Friday, June 6, 2008

As I Remember It...

I still have a few things to cover regarding ghostwriting, but today I thought I’d take a break to remind everyone that David Sedaris’s new book, WHEN YOU ARE ENGULFED IN FLAMES came out this week. Sedaris is one of the most consistently funny writers I’ve ever read. For those of you who haven’t discovered “Jesus Shaves” in ME TALK PRETTY ONE DAY, I urge you to check it out. For some reason, every time I read that story I end up calling up one of my friends to read it out loud to them--only I end up laughing so hard I can never get through it. I’m really looking forward to adding his latest work to my bookshelf.

There’s a piece by Steve Daly on Sedaris in this week’s issue of Entertainment Weekly, in which the topic of fabrication in memoirs is discussed. Sedaris defends his right to exaggeration as a humorist, but Daly writes that the backlash against artistic license in memoirs has perhaps led him to sprinkle in some qualifiers like “in my memory” and “as I remember it”. This saddens me a little. Humor sometimes lies in the conviction with which the story is told, and I worry that this softening of language will ever so slightly dilute his work. I’ll have to read it and to find out.

Ever since James Frey’s public flogging on Oprah, there has been a hypersensitivity surrounding the truthfulness of memoirs. Is all this fact-checking really necessary? What’s at stake here? I understand that some people feel duped when they find out a memoir is partly manufactured, but it’s important to maintain a little perspective. These are not people we know personally. Their exaggerations cannot have a significant impact our lives. Memoirs should always be taken with a grain of salt.

Demanding that memoirs be 100% truthful AND entertaining at the same time is a tall order. Stories require pacing, structure, suspense, and conflict to keep us interested. Life is full of slow resolutions, loose ends, and rambling conversation. In order to shape a part of one’s life into a story, the memoirist must craft the story using time compression, the merging of stories or people for simplicity’s sake, and the editing of verbal exchanges. Plus, there is always the problem of accurate memory. The resulting work, while playing fast and loose with the individual details, usually paints a version of the truth as a whole, according to the writer’s point of view—which is precisely the point of the memoir. As we all know, truth is fluid by nature, depending on each person’s observation of a situation.
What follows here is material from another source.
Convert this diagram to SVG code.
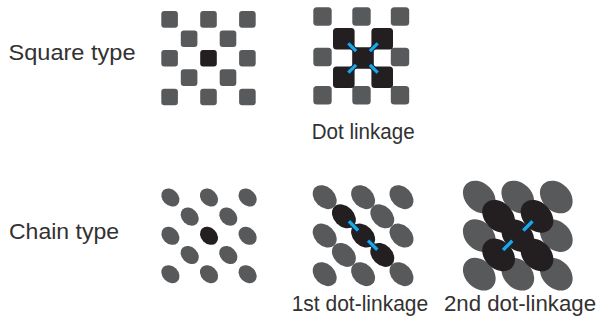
<svg xmlns="http://www.w3.org/2000/svg" width="599" height="325" viewBox="0 0 599 325">
<style>
.lbl{font-family:"Liberation Sans",Arial,Helvetica,sans-serif;font-size:22px;fill:#333132}
.g{fill:#58595b}
.d{fill:#231f20}
.bar{fill:#1ba9e1;stroke:#14213d;stroke-width:1}
</style>
<defs>
<rect id="sq" x="-8.3" y="-8.3" width="16.6" height="16.6" rx="3"/>
<rect id="sqm" x="-9.2" y="-9.2" width="18.4" height="18.4" rx="3.5"/>
<rect id="sqd" x="-10.8" y="-10.8" width="21.6" height="21.6" rx="3.5"/>
<ellipse id="e1" rx="10.1" ry="7.9" transform="rotate(45)"/>
<ellipse id="e2" rx="13.6" ry="10.1" transform="rotate(45)"/>
<ellipse id="e3" rx="18.4" ry="14" transform="rotate(45)"/>
<rect id="b1" x="-6" y="-2.1" width="12" height="4.2" rx="0.5"/>
<rect id="b2" x="-7" y="-2.2" width="14" height="4.4" rx="0.5"/>
</defs>

<g id="square-type">
<use href="#sq" class="g" x="169.6" y="19.4"/>
<use href="#sq" class="g" x="208.5" y="19.4"/>
<use href="#sq" class="g" x="247.4" y="19.4"/>
<use href="#sq" class="g" x="189.1" y="38.8"/>
<use href="#sq" class="g" x="228" y="38.8"/>
<use href="#sq" class="g" x="169.6" y="58.2"/>
<use href="#sq" class="d" x="208.5" y="58.2"/>
<use href="#sq" class="g" x="247.4" y="58.2"/>
<use href="#sq" class="g" x="189.1" y="77.6"/>
<use href="#sq" class="g" x="228" y="77.6"/>
<use href="#sq" class="g" x="169.6" y="97"/>
<use href="#sq" class="g" x="208.5" y="97"/>
<use href="#sq" class="g" x="247.4" y="97"/>
</g>

<g id="dot-linkage">
<use href="#sqm" class="g" x="322.5" y="16.5"/>
<use href="#sqm" class="g" x="361.5" y="16.5"/>
<use href="#sqm" class="g" x="400" y="16.5"/>
<use href="#sqm" class="g" x="322.5" y="57"/>
<use href="#sqm" class="g" x="400" y="57"/>
<use href="#sqm" class="g" x="322.5" y="95.2"/>
<use href="#sqm" class="g" x="361.5" y="95.2"/>
<use href="#sqm" class="g" x="400" y="95.2"/>
<use href="#sqd" class="d" x="343.8" y="38.8"/>
<use href="#sqd" class="d" x="382.2" y="38.8"/>
<use href="#sqd" class="d" x="363" y="58"/>
<use href="#sqd" class="d" x="343.8" y="77.2"/>
<use href="#sqd" class="d" x="382.2" y="77.2"/>
</g>

<g id="chain-type">
<use href="#e1" class="g" x="170.4" y="197.5"/>
<use href="#e1" class="g" x="209" y="197.5"/>
<use href="#e1" class="g" x="247.6" y="197.5"/>
<use href="#e1" class="g" x="189.7" y="216.6"/>
<use href="#e1" class="g" x="228.3" y="216.6"/>
<use href="#e1" class="g" x="170.4" y="235.8"/>
<use href="#e1" class="d" x="209" y="235.8"/>
<use href="#e1" class="g" x="247.6" y="235.8"/>
<use href="#e1" class="g" x="189.7" y="255"/>
<use href="#e1" class="g" x="228.3" y="255"/>
<use href="#e1" class="g" x="170.4" y="274.2"/>
<use href="#e1" class="g" x="209" y="274.2"/>
<use href="#e1" class="g" x="247.6" y="274.2"/>
</g>

<g id="first-dot-linkage">
<use href="#e2" class="g" x="324.7" y="197.2"/>
<use href="#e2" class="g" x="363.1" y="197.2"/>
<use href="#e2" class="g" x="401.5" y="197.2"/>
<use href="#e2" class="g" x="382.3" y="216.3"/>
<use href="#e2" class="g" x="324.7" y="235.6"/>
<use href="#e2" class="g" x="401.5" y="235.6"/>
<use href="#e2" class="g" x="343.9" y="254.9"/>
<use href="#e2" class="g" x="324.7" y="274.2"/>
<use href="#e2" class="g" x="363.1" y="274.2"/>
<use href="#e2" class="g" x="401.5" y="274.2"/>
<use href="#e2" class="d" x="343.9" y="216.3"/>
<use href="#e2" class="d" x="363.1" y="235.6"/>
<use href="#e2" class="d" x="382.3" y="254.9"/>
</g>

<g id="second-dot-linkage">
<use href="#e3" class="g" x="479.3" y="197"/>
<use href="#e3" class="g" x="517.8" y="197"/>
<use href="#e3" class="g" x="556.3" y="197"/>
<use href="#e3" class="g" x="479.3" y="235.6"/>
<use href="#e3" class="g" x="556.3" y="235.6"/>
<use href="#e3" class="g" x="479.3" y="274.2"/>
<use href="#e3" class="g" x="517.8" y="274.2"/>
<use href="#e3" class="g" x="556.3" y="274.2"/>
<use href="#e3" class="d" x="498.6" y="216.3"/>
<use href="#e3" class="d" x="537" y="216.3"/>
<use href="#e3" class="d" x="517.8" y="235.6"/>
<use href="#e3" class="d" x="498.6" y="254.9"/>
<use href="#e3" class="d" x="537" y="254.9"/>
</g>

<g id="links">
<use href="#b1" class="bar" transform="translate(352.2,47.2) rotate(45)"/>
<use href="#b1" class="bar" transform="translate(373.8,47.2) rotate(-45)"/>
<use href="#b1" class="bar" transform="translate(352.2,68.8) rotate(-45)"/>
<use href="#b1" class="bar" transform="translate(373.8,68.8) rotate(45)"/>
<use href="#b2" class="bar" transform="translate(353.5,225.9) rotate(45)"/>
<use href="#b2" class="bar" transform="translate(372.7,245.2) rotate(45)"/>
<use href="#b2" class="bar" transform="translate(527.9,225.9) rotate(-45)"/>
<use href="#b2" class="bar" transform="translate(507.7,245.4) rotate(-45)"/>
</g>

<g id="labels">
<text class="lbl" x="8.5" y="60" textLength="127" lengthAdjust="spacingAndGlyphs">Square type</text>
<text class="lbl" x="9" y="239" textLength="110" lengthAdjust="spacingAndGlyphs">Chain type</text>
<text class="lbl" x="311.7" y="139" textLength="103" lengthAdjust="spacingAndGlyphs">Dot linkage</text>
<text class="lbl" x="291.7" y="311" textLength="136.5" lengthAdjust="spacingAndGlyphs">1st dot-linkage</text>
<text class="lbl" x="444" y="311" textLength="152" lengthAdjust="spacingAndGlyphs">2nd dot-linkage</text>
</g>
</svg>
For those of you who remain convinced that a memoir should be rigidly factual, try this exercise. Write an entertaining, engaging, artful story about some event that happened to you five years ago, not forgetting to include precise dialogue. I think you’ll find the exercise to be nearly impossible to complete without some embellishment.

2 comments:

James A. Ritchie said...

I think there's a huge difference between a faulty memory and telling a lie. Humoprous exaggeration, when done right, is a good thing, but any good humorist can do so without pretending that it's the truth, and in a way that allows the reader to know he's exaggerating. Writing "in my memory," of as I remember it" isn't necessary.

A memorir is nothing more than a personal history, and history should always be as accurate as the writer can make it. Exaggerate for humor, yes, but do so in the right way, and not by lying.

Yes, making a memoir both accurate and entertaining is a tall order, but those too short to carry it out should avoid writing a memoir.

No, I don't know these people, but I'm buying something that the writer claims is true. If he wants to lie to me, he needs to at least be honest enough to say he's lying, and put "fiction" on the cover.

An awful lot of writers out there manage to write personal essays, nostalgia, and a host of other things in an honest and entertaining manner. There's no excuse for someone writing a memoir not to do the same.

Writing in teh way you ask is not only possible, it's the way 99% of us do it on a daily basis.

And, no, a memoir writer should never have to merge stories or people. That's just lazy writing.

Frankly, if his real, honest, actual life isn't entertaining when written accurately, why in heaven's name would I want to read his memoir, anyway?

Stephanie Doyon said...

Thanks for your response, James. You raise some good points.